### Dataset records ###

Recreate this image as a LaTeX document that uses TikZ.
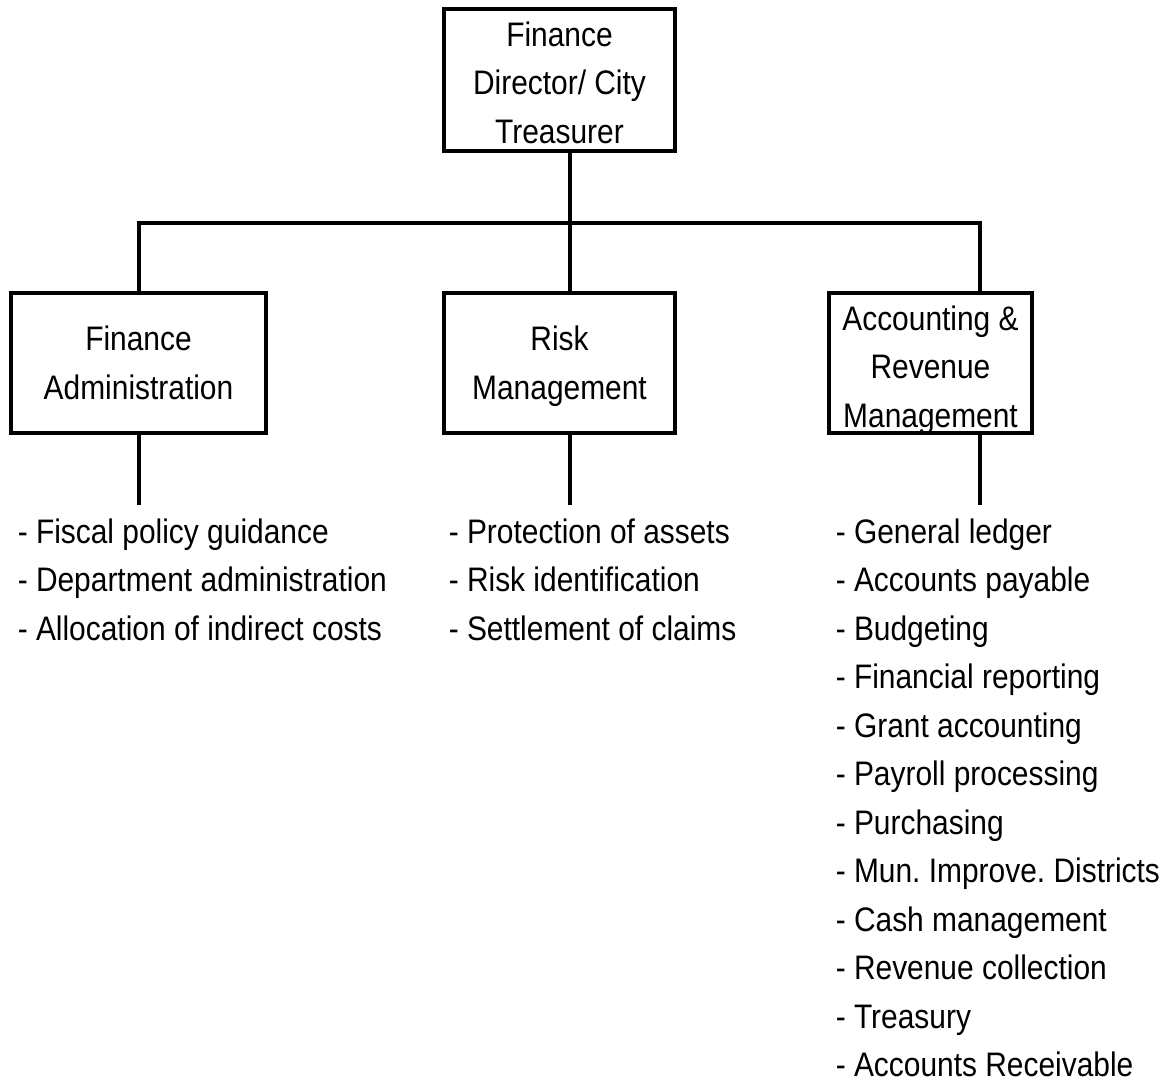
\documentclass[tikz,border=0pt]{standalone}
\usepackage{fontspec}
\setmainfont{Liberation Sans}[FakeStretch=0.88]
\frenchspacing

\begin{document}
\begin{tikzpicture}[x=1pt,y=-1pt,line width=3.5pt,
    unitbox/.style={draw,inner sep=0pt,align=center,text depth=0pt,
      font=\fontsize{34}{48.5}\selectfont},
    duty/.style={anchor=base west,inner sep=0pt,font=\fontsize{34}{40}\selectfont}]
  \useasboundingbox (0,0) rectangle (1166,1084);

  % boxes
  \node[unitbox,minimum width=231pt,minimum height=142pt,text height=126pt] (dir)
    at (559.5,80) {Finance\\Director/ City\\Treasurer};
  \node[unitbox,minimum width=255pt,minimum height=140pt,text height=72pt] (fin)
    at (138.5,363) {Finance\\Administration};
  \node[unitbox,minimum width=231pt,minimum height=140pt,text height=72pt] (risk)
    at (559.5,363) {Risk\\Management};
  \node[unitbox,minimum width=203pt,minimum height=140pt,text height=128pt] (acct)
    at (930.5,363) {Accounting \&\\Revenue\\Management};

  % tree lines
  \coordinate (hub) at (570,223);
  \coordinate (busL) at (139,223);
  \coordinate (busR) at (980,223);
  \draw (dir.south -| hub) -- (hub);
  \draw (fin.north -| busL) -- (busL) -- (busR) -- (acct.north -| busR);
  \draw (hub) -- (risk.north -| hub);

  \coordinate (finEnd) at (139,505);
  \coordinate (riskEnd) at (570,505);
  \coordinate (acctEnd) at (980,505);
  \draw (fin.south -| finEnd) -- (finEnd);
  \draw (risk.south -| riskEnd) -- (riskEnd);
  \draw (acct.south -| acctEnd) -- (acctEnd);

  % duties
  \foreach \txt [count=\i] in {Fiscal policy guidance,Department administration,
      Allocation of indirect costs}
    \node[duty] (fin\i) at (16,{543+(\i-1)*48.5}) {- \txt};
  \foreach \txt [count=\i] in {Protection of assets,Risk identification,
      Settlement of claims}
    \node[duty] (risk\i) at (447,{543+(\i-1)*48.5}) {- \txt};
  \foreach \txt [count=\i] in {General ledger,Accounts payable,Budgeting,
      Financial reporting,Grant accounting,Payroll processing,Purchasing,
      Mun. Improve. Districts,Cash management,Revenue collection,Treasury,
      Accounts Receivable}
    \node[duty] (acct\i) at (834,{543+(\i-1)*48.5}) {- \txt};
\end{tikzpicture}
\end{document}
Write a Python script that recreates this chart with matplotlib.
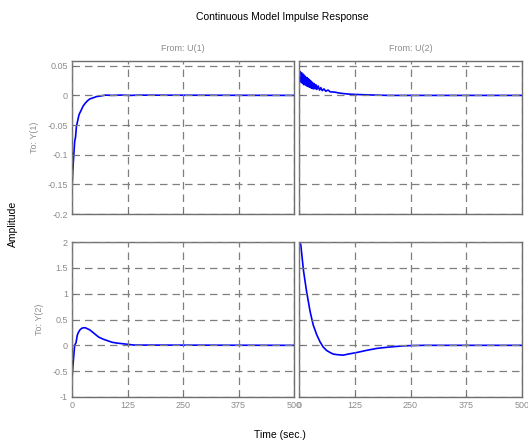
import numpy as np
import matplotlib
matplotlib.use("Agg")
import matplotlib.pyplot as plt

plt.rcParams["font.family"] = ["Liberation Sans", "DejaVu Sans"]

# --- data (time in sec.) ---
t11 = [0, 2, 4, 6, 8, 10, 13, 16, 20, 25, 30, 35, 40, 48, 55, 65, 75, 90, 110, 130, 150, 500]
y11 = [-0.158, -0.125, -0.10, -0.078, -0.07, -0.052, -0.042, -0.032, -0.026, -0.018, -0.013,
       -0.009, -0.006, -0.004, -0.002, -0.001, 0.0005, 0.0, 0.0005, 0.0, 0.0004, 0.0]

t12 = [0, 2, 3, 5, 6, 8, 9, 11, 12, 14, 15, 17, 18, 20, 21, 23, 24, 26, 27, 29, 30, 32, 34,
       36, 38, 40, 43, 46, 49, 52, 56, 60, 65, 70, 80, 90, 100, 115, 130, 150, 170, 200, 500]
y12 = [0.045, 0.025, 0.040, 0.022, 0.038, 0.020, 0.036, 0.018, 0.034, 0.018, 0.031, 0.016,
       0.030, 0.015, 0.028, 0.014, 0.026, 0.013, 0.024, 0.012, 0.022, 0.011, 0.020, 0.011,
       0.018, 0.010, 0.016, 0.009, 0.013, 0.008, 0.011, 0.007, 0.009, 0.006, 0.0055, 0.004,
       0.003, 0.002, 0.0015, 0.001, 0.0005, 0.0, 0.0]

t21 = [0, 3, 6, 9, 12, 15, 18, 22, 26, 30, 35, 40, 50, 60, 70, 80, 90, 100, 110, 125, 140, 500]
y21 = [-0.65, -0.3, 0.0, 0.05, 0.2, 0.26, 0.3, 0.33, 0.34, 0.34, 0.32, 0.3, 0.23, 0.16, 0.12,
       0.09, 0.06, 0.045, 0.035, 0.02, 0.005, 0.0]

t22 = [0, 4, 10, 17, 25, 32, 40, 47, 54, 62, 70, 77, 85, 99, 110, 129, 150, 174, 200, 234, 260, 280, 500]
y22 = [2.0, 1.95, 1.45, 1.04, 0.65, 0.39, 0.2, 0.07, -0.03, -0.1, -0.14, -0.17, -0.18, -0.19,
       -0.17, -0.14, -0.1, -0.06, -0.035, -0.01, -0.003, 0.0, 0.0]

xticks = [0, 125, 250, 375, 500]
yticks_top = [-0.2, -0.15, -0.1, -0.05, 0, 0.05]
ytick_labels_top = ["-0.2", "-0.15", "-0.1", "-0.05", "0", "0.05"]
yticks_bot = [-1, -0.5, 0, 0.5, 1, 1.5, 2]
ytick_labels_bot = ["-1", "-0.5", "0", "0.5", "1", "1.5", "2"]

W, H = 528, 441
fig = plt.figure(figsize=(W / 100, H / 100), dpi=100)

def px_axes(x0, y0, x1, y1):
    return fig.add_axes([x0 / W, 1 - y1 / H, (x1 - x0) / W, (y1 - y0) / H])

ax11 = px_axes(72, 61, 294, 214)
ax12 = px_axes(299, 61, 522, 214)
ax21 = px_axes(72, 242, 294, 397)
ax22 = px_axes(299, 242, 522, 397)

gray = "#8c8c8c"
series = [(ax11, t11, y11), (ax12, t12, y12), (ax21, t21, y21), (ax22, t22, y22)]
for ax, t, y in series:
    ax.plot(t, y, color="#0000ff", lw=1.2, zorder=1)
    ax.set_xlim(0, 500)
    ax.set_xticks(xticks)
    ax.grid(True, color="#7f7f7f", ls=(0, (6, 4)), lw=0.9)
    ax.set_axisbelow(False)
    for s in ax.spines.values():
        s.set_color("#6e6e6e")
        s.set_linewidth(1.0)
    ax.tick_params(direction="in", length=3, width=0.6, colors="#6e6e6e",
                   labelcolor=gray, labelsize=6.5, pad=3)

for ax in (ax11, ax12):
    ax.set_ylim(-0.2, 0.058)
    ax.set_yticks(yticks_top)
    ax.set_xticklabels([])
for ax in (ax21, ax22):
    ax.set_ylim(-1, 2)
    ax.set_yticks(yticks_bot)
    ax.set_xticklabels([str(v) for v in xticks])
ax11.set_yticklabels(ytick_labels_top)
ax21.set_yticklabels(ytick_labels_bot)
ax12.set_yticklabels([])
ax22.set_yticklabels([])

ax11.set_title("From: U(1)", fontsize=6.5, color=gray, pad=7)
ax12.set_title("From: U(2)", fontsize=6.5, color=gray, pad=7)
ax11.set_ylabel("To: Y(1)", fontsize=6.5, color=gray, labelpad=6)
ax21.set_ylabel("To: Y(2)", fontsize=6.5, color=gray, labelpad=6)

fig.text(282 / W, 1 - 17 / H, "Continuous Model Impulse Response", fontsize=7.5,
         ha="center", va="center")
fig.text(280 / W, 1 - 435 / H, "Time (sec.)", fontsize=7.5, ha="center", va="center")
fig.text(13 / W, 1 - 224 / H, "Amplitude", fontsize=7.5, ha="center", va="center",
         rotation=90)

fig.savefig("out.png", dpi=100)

###

Work to be completed
Reproduce the whole listing word for word, setting aside any pictures.

Response below
Recreate this image as a LaTeX document that uses TikZ.
\documentclass[tikz,border=0pt]{standalone}
\usepackage{fontspec}
\setmainfont{Liberation Sans}[FakeStretch=0.88]
\frenchspacing

\begin{document}
\begin{tikzpicture}[x=1pt,y=-1pt,line width=3.5pt,
    unitbox/.style={draw,inner sep=0pt,align=center,text depth=0pt,
      font=\fontsize{34}{48.5}\selectfont},
    duty/.style={anchor=base west,inner sep=0pt,font=\fontsize{34}{40}\selectfont}]
  \useasboundingbox (0,0) rectangle (1166,1084);

  % boxes
  \node[unitbox,minimum width=231pt,minimum height=142pt,text height=126pt] (dir)
    at (559.5,80) {Finance\\Director/ City\\Treasurer};
  \node[unitbox,minimum width=255pt,minimum height=140pt,text height=72pt] (fin)
    at (138.5,363) {Finance\\Administration};
  \node[unitbox,minimum width=231pt,minimum height=140pt,text height=72pt] (risk)
    at (559.5,363) {Risk\\Management};
  \node[unitbox,minimum width=203pt,minimum height=140pt,text height=128pt] (acct)
    at (930.5,363) {Accounting \&\\Revenue\\Management};

  % tree lines
  \coordinate (hub) at (570,223);
  \coordinate (busL) at (139,223);
  \coordinate (busR) at (980,223);
  \draw (dir.south -| hub) -- (hub);
  \draw (fin.north -| busL) -- (busL) -- (busR) -- (acct.north -| busR);
  \draw (hub) -- (risk.north -| hub);

  \coordinate (finEnd) at (139,505);
  \coordinate (riskEnd) at (570,505);
  \coordinate (acctEnd) at (980,505);
  \draw (fin.south -| finEnd) -- (finEnd);
  \draw (risk.south -| riskEnd) -- (riskEnd);
  \draw (acct.south -| acctEnd) -- (acctEnd);

  % duties
  \foreach \txt [count=\i] in {Fiscal policy guidance,Department administration,
      Allocation of indirect costs}
    \node[duty] (fin\i) at (16,{543+(\i-1)*48.5}) {- \txt};
  \foreach \txt [count=\i] in {Protection of assets,Risk identification,
      Settlement of claims}
    \node[duty] (risk\i) at (447,{543+(\i-1)*48.5}) {- \txt};
  \foreach \txt [count=\i] in {General ledger,Accounts payable,Budgeting,
      Financial reporting,Grant accounting,Payroll processing,Purchasing,
      Mun. Improve. Districts,Cash management,Revenue collection,Treasury,
      Accounts Receivable}
    \node[duty] (acct\i) at (834,{543+(\i-1)*48.5}) {- \txt};
\end{tikzpicture}
\end{document}
Write a Python script that recreates this chart with matplotlib.
import numpy as np
import matplotlib
matplotlib.use("Agg")
import matplotlib.pyplot as plt

plt.rcParams["font.family"] = ["Liberation Sans", "DejaVu Sans"]

# --- data (time in sec.) ---
t11 = [0, 2, 4, 6, 8, 10, 13, 16, 20, 25, 30, 35, 40, 48, 55, 65, 75, 90, 110, 130, 150, 500]
y11 = [-0.158, -0.125, -0.10, -0.078, -0.07, -0.052, -0.042, -0.032, -0.026, -0.018, -0.013,
       -0.009, -0.006, -0.004, -0.002, -0.001, 0.0005, 0.0, 0.0005, 0.0, 0.0004, 0.0]

t12 = [0, 2, 3, 5, 6, 8, 9, 11, 12, 14, 15, 17, 18, 20, 21, 23, 24, 26, 27, 29, 30, 32, 34,
       36, 38, 40, 43, 46, 49, 52, 56, 60, 65, 70, 80, 90, 100, 115, 130, 150, 170, 200, 500]
y12 = [0.045, 0.025, 0.040, 0.022, 0.038, 0.020, 0.036, 0.018, 0.034, 0.018, 0.031, 0.016,
       0.030, 0.015, 0.028, 0.014, 0.026, 0.013, 0.024, 0.012, 0.022, 0.011, 0.020, 0.011,
       0.018, 0.010, 0.016, 0.009, 0.013, 0.008, 0.011, 0.007, 0.009, 0.006, 0.0055, 0.004,
       0.003, 0.002, 0.0015, 0.001, 0.0005, 0.0, 0.0]

t21 = [0, 3, 6, 9, 12, 15, 18, 22, 26, 30, 35, 40, 50, 60, 70, 80, 90, 100, 110, 125, 140, 500]
y21 = [-0.65, -0.3, 0.0, 0.05, 0.2, 0.26, 0.3, 0.33, 0.34, 0.34, 0.32, 0.3, 0.23, 0.16, 0.12,
       0.09, 0.06, 0.045, 0.035, 0.02, 0.005, 0.0]

t22 = [0, 4, 10, 17, 25, 32, 40, 47, 54, 62, 70, 77, 85, 99, 110, 129, 150, 174, 200, 234, 260, 280, 500]
y22 = [2.0, 1.95, 1.45, 1.04, 0.65, 0.39, 0.2, 0.07, -0.03, -0.1, -0.14, -0.17, -0.18, -0.19,
       -0.17, -0.14, -0.1, -0.06, -0.035, -0.01, -0.003, 0.0, 0.0]

xticks = [0, 125, 250, 375, 500]
yticks_top = [-0.2, -0.15, -0.1, -0.05, 0, 0.05]
ytick_labels_top = ["-0.2", "-0.15", "-0.1", "-0.05", "0", "0.05"]
yticks_bot = [-1, -0.5, 0, 0.5, 1, 1.5, 2]
ytick_labels_bot = ["-1", "-0.5", "0", "0.5", "1", "1.5", "2"]

W, H = 528, 441
fig = plt.figure(figsize=(W / 100, H / 100), dpi=100)

def px_axes(x0, y0, x1, y1):
    return fig.add_axes([x0 / W, 1 - y1 / H, (x1 - x0) / W, (y1 - y0) / H])

ax11 = px_axes(72, 61, 294, 214)
ax12 = px_axes(299, 61, 522, 214)
ax21 = px_axes(72, 242, 294, 397)
ax22 = px_axes(299, 242, 522, 397)

gray = "#8c8c8c"
series = [(ax11, t11, y11), (ax12, t12, y12), (ax21, t21, y21), (ax22, t22, y22)]
for ax, t, y in series:
    ax.plot(t, y, color="#0000ff", lw=1.2, zorder=1)
    ax.set_xlim(0, 500)
    ax.set_xticks(xticks)
    ax.grid(True, color="#7f7f7f", ls=(0, (6, 4)), lw=0.9)
    ax.set_axisbelow(False)
    for s in ax.spines.values():
        s.set_color("#6e6e6e")
        s.set_linewidth(1.0)
    ax.tick_params(direction="in", length=3, width=0.6, colors="#6e6e6e",
                   labelcolor=gray, labelsize=6.5, pad=3)

for ax in (ax11, ax12):
    ax.set_ylim(-0.2, 0.058)
    ax.set_yticks(yticks_top)
    ax.set_xticklabels([])
for ax in (ax21, ax22):
    ax.set_ylim(-1, 2)
    ax.set_yticks(yticks_bot)
    ax.set_xticklabels([str(v) for v in xticks])
ax11.set_yticklabels(ytick_labels_top)
ax21.set_yticklabels(ytick_labels_bot)
ax12.set_yticklabels([])
ax22.set_yticklabels([])

ax11.set_title("From: U(1)", fontsize=6.5, color=gray, pad=7)
ax12.set_title("From: U(2)", fontsize=6.5, color=gray, pad=7)
ax11.set_ylabel("To: Y(1)", fontsize=6.5, color=gray, labelpad=6)
ax21.set_ylabel("To: Y(2)", fontsize=6.5, color=gray, labelpad=6)

fig.text(282 / W, 1 - 17 / H, "Continuous Model Impulse Response", fontsize=7.5,
         ha="center", va="center")
fig.text(280 / W, 1 - 435 / H, "Time (sec.)", fontsize=7.5, ha="center", va="center")
fig.text(13 / W, 1 - 224 / H, "Amplitude", fontsize=7.5, ha="center", va="center",
         rotation=90)

fig.savefig("out.png", dpi=100)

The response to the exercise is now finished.